1. GİRİŞ (İLKÖĞretim satranç ÖĞretim programi )



Yüklə 24,37 Kb.
tarix31.10.2017
ölçüsü24,37 Kb.
#24539

1. GİRİŞ (İLKÖĞRETİM SATRANÇ ÖĞRETİM PROGRAMI )

Sınırsız bir güce sahip olan insan beyninden azami derecede faydalanmak için yapılan çalışmalar son 30 yıl içerisinde büyük bir gelişme göstermiştir. Bu gelişmenin temelinde yine insan beyni üzerine yapılan araştırmaların beynin dehlizlerinden gün ışığına çıkardığı bulgular yatmaktadır. Gün ışığına çıkarılan bu bulgular, “beynin aydınlanması” diyebileceğimiz bir çağı da başlatmıştır.

Geleneksel öğrenme anlayışının değişmesine neden olan bu aydınlanma; bilgiyi araştıran, öğrenme sorumluluğunu üstlenen, keşfeden, kendisine özgü stratejiler kullanan, bilgiye yeni anlamlar yükleyen, bilgiyi yeniden üreten, yaratıcı ve eleştirel düşünme becerileri gelişmiş, problem çözen, karar veren yeni öğrenci anlayışının doğmasına neden olmuştur.

Öğrenmenin beyinde gerçekleştiği düşünülürse yapılan tüm eğitim faaliyetlerinin bireyin dolayısıyla beynin gelişimini sağlamaya yönelik olduğu söylenebilir. Bu açıdan derslerin amaçlarından birinin insan beynini geliştirmek olduğu, her dersin insan beynine farklı açılardan katkı getirdiği söylenebilir. İnsan beyni gibi muazzam bir yapının gelişimi ancak birçok dersin anlamlı bir bütün halinde bir araya gelmesiyle sağlanabilir.

Kapasitesi ve işlem gücü sınırsız olan insan beynini azami derecede çalıştıran ve geliştiren en önemli alanlardan biri de satrançtır.
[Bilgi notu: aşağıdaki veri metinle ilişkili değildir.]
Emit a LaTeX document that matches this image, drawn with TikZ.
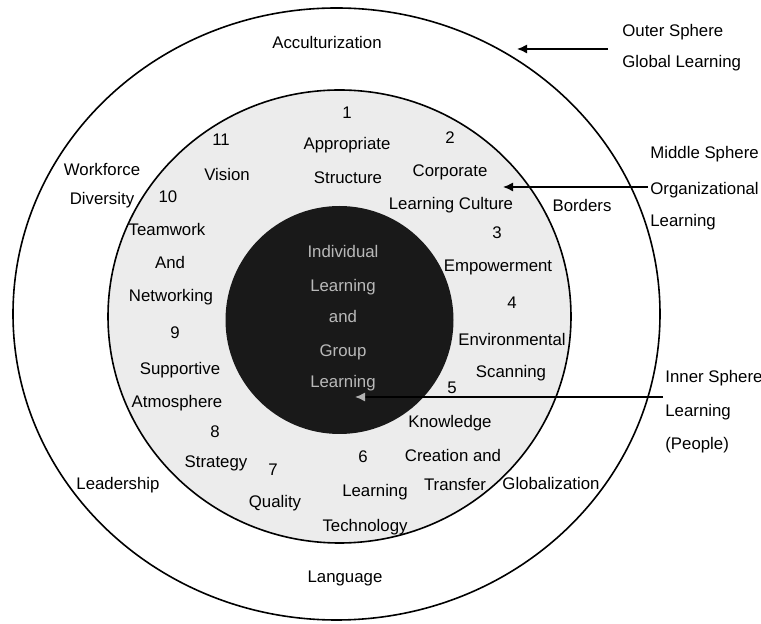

Çünkü satranç doğrudan doğruya insan beyni ile ilgilidir. İnsan beyninin işleyişini satrancın hamlelerinde izlemek, beynin fonksiyonelliğini satranç taşlarının ilişkilerinde görmek mümkündür.

Günlük hayatın gerçeklerinden ortaya çıkan zihinsel bir spor olan satranç, çocuğu hayata hazırlamada ve hayatla bağ kurmasında son derece kullanışlı bir araçtır. Vasikov “ Satranç büyük hayatın küçük modelidir” diyerek satrançla gerçek hayat arasındaki benzerlikleri vurgulamıştır (Kulaç, 2005).

Etkin bir öğrenme ortamı sağlayan satrançta işin çoğunu öğrenciler yapar. Öğrenciler beyinlerini kullanırlar, fikirleri düşünürler, problemleri çözerler ve ne öğrendilerse anında uygularlar. Satranç öğrenme hızlıdır, eğlencelidir, destekleyicidir ve çekicidir. Bu açıdan satrancın etkin öğrenmede önemli bir araç olduğu söylenebilir.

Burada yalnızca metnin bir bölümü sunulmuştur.